Bill Friday, UNC-system president from 1956 to 1986, is of the mind that tuition increases are acceptable, provided that about 40 percent is devoted to need-based financial aid.

“If you’re going to keep raising tuition, you have to make certain that at least 40 to 50 percent of that goes into the student aid fund because that’s the only way we can keep the doors open,” Friday said. “I’ve been of that posture since 1956 and I’ll stay there.”

Thorp’s predecessor, James Moeser, said when he was chancellor, he had a strict policy of devoting 35 to 40 percent of tuition revenue to aid.

“Handled well, we can raise tuition and make sure that we can remain affordable and accessible,” he said.

‘You have to win’

For Friday, the University’s athletic problems can be traced back to commercialization.

Contracts between the college conferences and television networks put unnatural pressures on academic institutions, he said.

“When you begin to deal in hundreds of millions of dollars, which the ACC has done now with these television contracts, you have to win,” Friday said.

“Winning becomes the dominant motivation, and when you get into those pressures you begin to do the things that we are alleged to have done and are admitting to have done.”

It’s a national problem, and only when universities take control of the industry will the pressures yield, Friday said.

“The day will come some time when we will say to them, ‘No, this is the way this is going to be’ and the universities themselves will begin to set the ground rules,” Friday said.
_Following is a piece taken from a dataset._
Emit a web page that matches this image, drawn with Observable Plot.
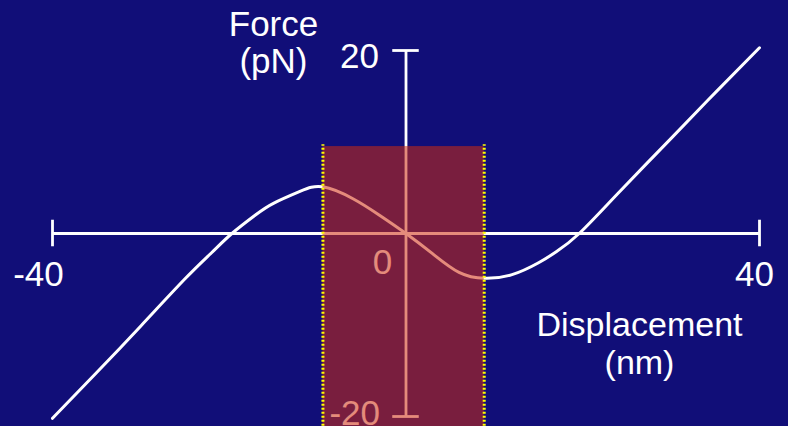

“It’s gotten out of control now. No one argues with that point anymore.”

Friday was quick to point out that hundreds of college teams across the country manage to be competitive without running into problems with the NCAA.

Thorp, who will appear in front of the NCAA in two weeks, has long steered a middle ground on the issue of UNC’s desire to become more competitive in athletics while also maintaining its academic prestige.

“I’m a pragmatist, so my thing is, we ought to accept the reality of all that and try to find the best way to do it,” he said.

“As far as I’m concerned, we cannot succeed as a public university and as the University of North Carolina at Chapel Hill without having an athletics program that is competitive.”

But former system leaders said they are optimistic, despite the formidable challenges.

Friday said that although the NCAA investigation has been “dark” and “damaging” to the University, he is confident it will recover.

“I think what we’ve experienced here is harmful and sad, but I know this institution strong and it will rise now, and do what is right and do it with enthusiasm.”

And Thorp remains the right person for the job, Friday said.
“I’m a strong supporter of Holden Thorp,” he said.

“He came from Fayetteville — he’s known this state since he’s been old enough to understand.”